Work to do: Going from the top of the data below, give again each line through the one containing "(221,98) rectangle (1121,826);", both ends kept.

Exercise material:
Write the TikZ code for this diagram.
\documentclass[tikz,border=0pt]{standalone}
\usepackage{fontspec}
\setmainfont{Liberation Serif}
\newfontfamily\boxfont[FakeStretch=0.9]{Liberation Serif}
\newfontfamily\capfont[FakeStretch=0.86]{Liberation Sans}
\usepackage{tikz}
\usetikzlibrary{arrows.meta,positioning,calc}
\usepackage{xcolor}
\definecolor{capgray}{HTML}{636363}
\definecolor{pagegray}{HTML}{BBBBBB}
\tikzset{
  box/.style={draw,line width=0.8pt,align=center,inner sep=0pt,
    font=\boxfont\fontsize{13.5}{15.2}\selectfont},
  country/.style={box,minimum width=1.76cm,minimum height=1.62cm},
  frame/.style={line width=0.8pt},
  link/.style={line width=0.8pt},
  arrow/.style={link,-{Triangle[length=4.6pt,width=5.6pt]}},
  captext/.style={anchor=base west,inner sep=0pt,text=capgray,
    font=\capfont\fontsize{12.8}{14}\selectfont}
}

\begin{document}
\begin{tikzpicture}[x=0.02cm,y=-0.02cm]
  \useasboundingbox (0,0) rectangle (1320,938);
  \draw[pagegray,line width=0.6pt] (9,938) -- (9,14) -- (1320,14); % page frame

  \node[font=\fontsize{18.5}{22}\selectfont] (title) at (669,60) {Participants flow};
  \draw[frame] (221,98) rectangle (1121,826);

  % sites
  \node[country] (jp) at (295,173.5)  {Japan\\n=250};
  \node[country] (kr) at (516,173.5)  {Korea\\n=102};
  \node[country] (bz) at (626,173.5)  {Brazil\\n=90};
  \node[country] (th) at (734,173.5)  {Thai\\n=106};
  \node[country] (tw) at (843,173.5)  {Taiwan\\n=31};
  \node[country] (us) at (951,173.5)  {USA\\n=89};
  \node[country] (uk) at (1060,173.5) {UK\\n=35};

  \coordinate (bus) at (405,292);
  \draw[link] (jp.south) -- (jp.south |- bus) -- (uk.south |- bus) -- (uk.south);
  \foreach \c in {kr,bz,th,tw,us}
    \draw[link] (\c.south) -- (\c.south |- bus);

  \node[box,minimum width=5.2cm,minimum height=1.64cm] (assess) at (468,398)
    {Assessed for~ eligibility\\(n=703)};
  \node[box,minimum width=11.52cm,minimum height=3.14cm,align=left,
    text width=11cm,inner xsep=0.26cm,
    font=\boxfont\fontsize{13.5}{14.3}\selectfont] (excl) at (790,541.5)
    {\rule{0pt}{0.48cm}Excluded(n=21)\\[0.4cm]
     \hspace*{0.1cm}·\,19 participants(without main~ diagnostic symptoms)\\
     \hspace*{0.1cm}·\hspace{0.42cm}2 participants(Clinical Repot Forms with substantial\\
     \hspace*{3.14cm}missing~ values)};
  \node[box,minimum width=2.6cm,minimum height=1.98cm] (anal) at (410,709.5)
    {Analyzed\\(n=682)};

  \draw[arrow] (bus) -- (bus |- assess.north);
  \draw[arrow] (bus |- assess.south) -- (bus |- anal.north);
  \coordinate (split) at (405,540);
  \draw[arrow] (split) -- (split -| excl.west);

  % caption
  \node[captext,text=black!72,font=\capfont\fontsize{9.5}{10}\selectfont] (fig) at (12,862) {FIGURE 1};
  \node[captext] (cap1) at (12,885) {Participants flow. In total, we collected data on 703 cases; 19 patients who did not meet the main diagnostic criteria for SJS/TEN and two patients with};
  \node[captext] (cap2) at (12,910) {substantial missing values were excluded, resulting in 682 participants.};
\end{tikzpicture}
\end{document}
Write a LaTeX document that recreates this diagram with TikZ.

Written solution:
Write the TikZ code for this diagram.
\documentclass[tikz,border=0pt]{standalone}
\usepackage{fontspec}
\setmainfont{Liberation Serif}
\newfontfamily\boxfont[FakeStretch=0.9]{Liberation Serif}
\newfontfamily\capfont[FakeStretch=0.86]{Liberation Sans}
\usepackage{tikz}
\usetikzlibrary{arrows.meta,positioning,calc}
\usepackage{xcolor}
\definecolor{capgray}{HTML}{636363}
\definecolor{pagegray}{HTML}{BBBBBB}
\tikzset{
  box/.style={draw,line width=0.8pt,align=center,inner sep=0pt,
    font=\boxfont\fontsize{13.5}{15.2}\selectfont},
  country/.style={box,minimum width=1.76cm,minimum height=1.62cm},
  frame/.style={line width=0.8pt},
  link/.style={line width=0.8pt},
  arrow/.style={link,-{Triangle[length=4.6pt,width=5.6pt]}},
  captext/.style={anchor=base west,inner sep=0pt,text=capgray,
    font=\capfont\fontsize{12.8}{14}\selectfont}
}

\begin{document}
\begin{tikzpicture}[x=0.02cm,y=-0.02cm]
  \useasboundingbox (0,0) rectangle (1320,938);
  \draw[pagegray,line width=0.6pt] (9,938) -- (9,14) -- (1320,14); % page frame

  \node[font=\fontsize{18.5}{22}\selectfont] (title) at (669,60) {Participants flow};
  \draw[frame] (221,98) rectangle (1121,826);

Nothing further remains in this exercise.